Posted 21 February 2018 - 01:26 PM

I really don't think this is us making her stressed about her spelling tests. We never even comment on how she does on the tests. I see it in the folder and don't say anything about it. 

 

BTW, DD has done much better on the last 2 spelling tests. She has missed only one word. We haven't had any tears about spelling HW either. We have modified the HW a little bit to make it more fun. For example, last week I used an app on Alexa for the spelling test. DD thought that was pretty fun. We've shortened some of the activities too. 

 

 


  • Earthmerlin likes this

#49 Earthmerlin

Earthmerlin

    Hive Mind Royal Larvae

  • Members
  • PipPip
  • 657 posts

Posted 21 February 2018 - 04:53 PM

I really don't think this is us making her stressed about her spelling tests. We never even comment on how she does on the tests. I see it in the folder and don't say anything about it.

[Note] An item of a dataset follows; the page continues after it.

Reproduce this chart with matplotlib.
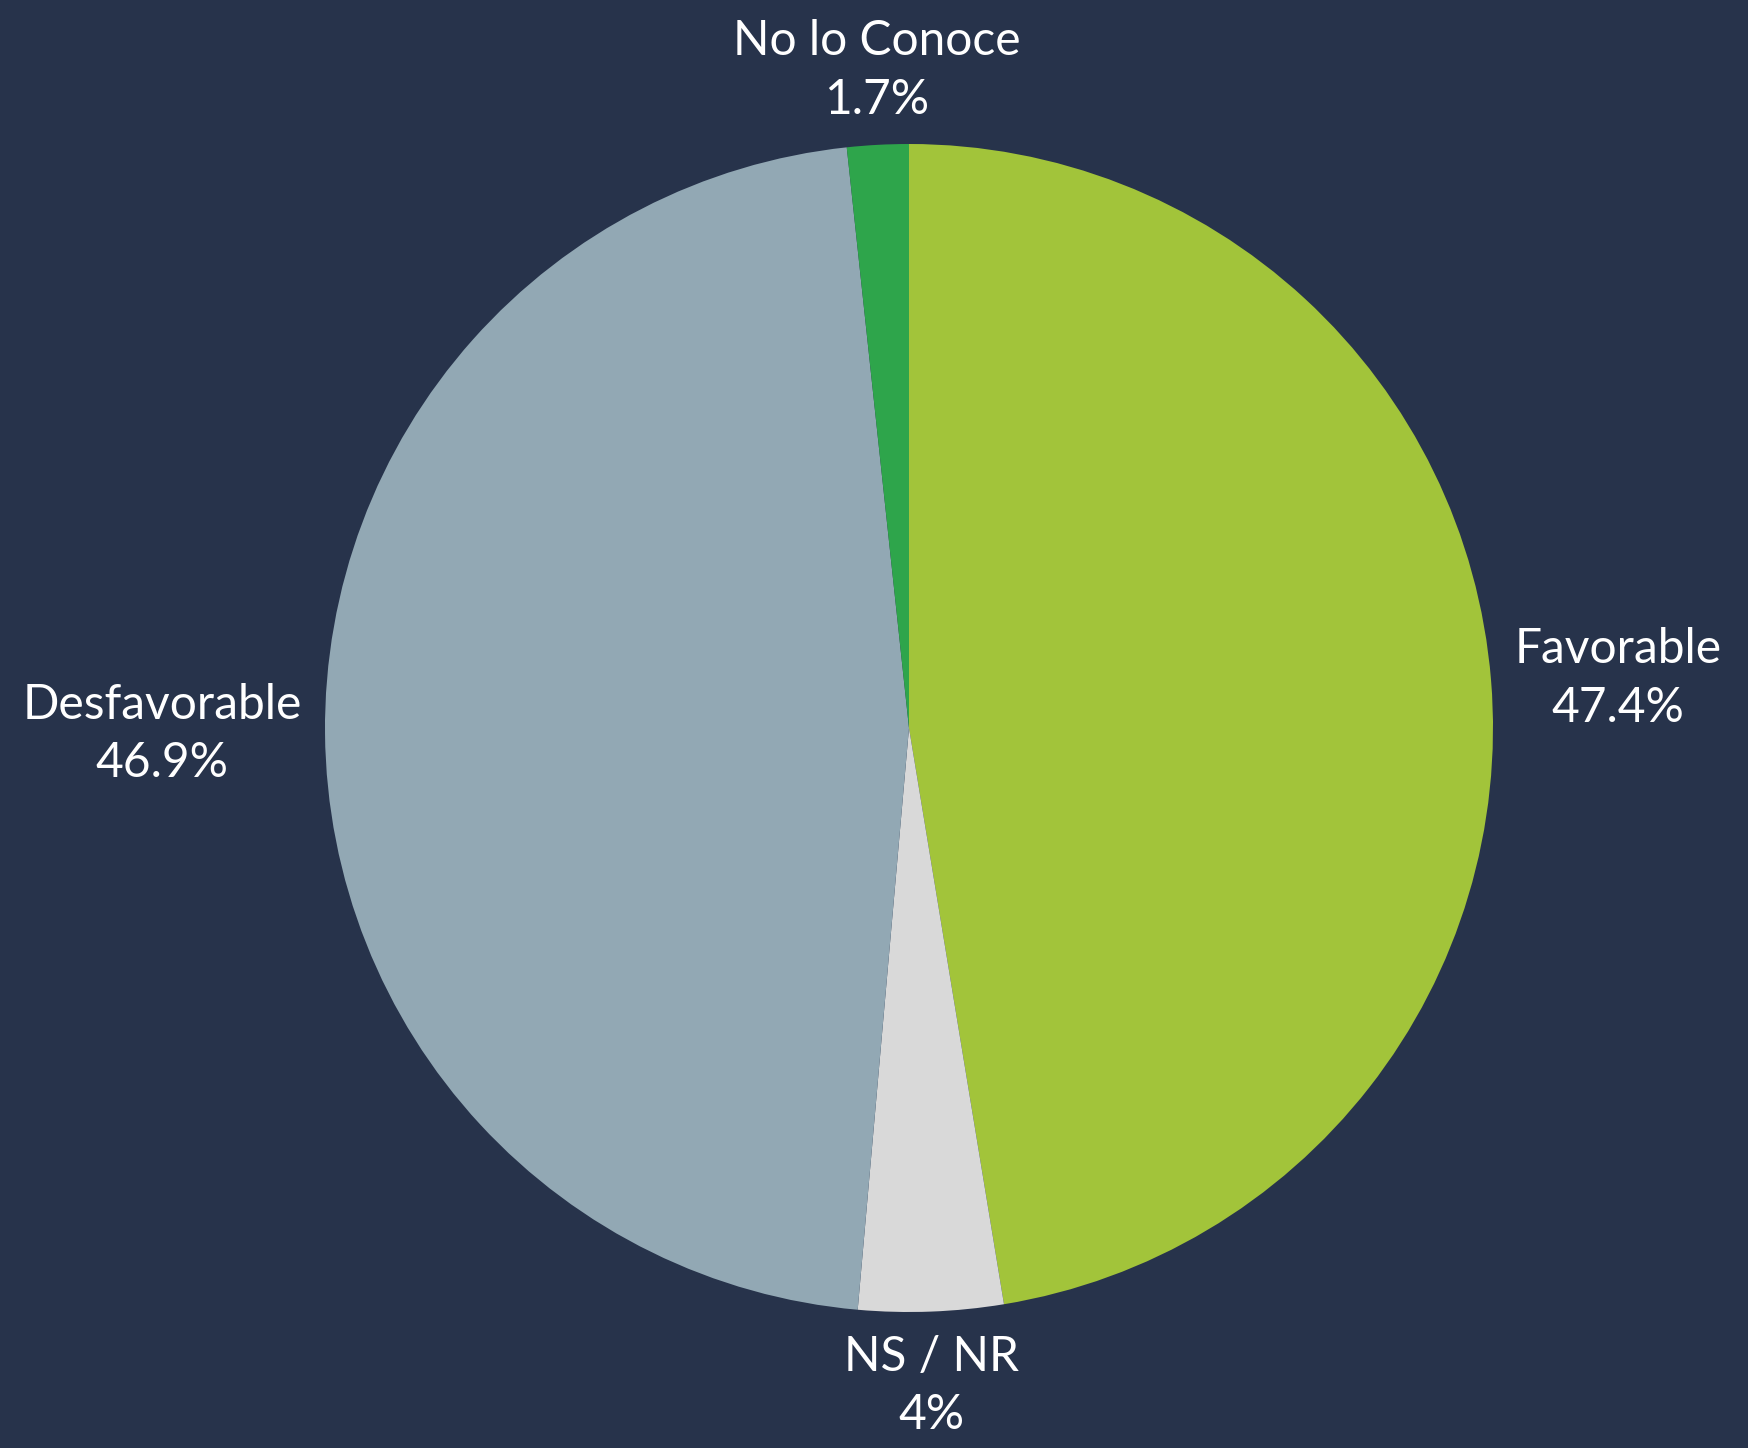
import matplotlib
matplotlib.use('Agg')
import matplotlib.pyplot as plt

# Data
categories = ['Favorable', 'NS / NR', 'Desfavorable', 'No lo Conoce']
values = [47.4, 4.0, 46.9, 1.7]
value_labels = ['47.4%', '4%', '46.9%', '1.7%']
colors = ['#a2c43a', '#d9d9d9', '#92a8b4', '#2ea54b']

bg = '#27334b'
plt.rcParams['font.family'] = ['Lato', 'DejaVu Sans']

fig = plt.figure(figsize=(17.48, 14.48), dpi=100, facecolor=bg)
ax = fig.add_axes([0, 0, 1, 1])
ax.set_facecolor(bg)

labels = [f'{c}\n{v}' for c, v in zip(categories, value_labels)]
wedges, texts = ax.pie(values, labels=labels, colors=colors, startangle=90,
                       counterclock=False, center=(909, 720), radius=584,
                       labeldistance=1.04, frame=True,
                       wedgeprops=dict(linewidth=0),
                       textprops=dict(color='white', fontsize=34.5,
                                      linespacing=1.4,
                                      multialignment='center'))
ax.set_xlim(0, 1748)
ax.set_ylim(0, 1448)
ax.set_aspect('equal')
ax.axis('off')

# Put labels against the pie edge like the original
for t in texts:
    x, y = t.get_position()
    dx, dy = x - 909, y - 720
    if abs(dx) < 0.3 * abs(dy):
        t.set_ha('center')
        t.set_va('bottom' if dy > 0 else 'top')
    else:
        t.set_ha('left' if dx > 0 else 'right')
        t.set_va('center')

fig.savefig('out.png', dpi=100, facecolor=bg)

BTW, DD has done much better on the last 2 spelling tests. She has missed only one word. We haven't had any tears about spelling HW either. We have modified the HW a little bit to make it more fun. For example, last week I used an app on Alexa for the spelling test. DD thought that was pretty fun. We've shortened some of the activities too.


Good to hear! The levity and brevity of things is helping, I'm sure. What's the Alexa app? We have her.....perhaps I should enlist Alexa's help with HW.😏

#50 Ordinary Shoes

Ordinary Shoes

    Hive Mind Queen Bee

  • Members
  • PipPip
  • 1388 posts

Posted 21 February 2018 - 05:37 PM

I can't remember the name of the Alexa skill that we used. There are several spelling skills.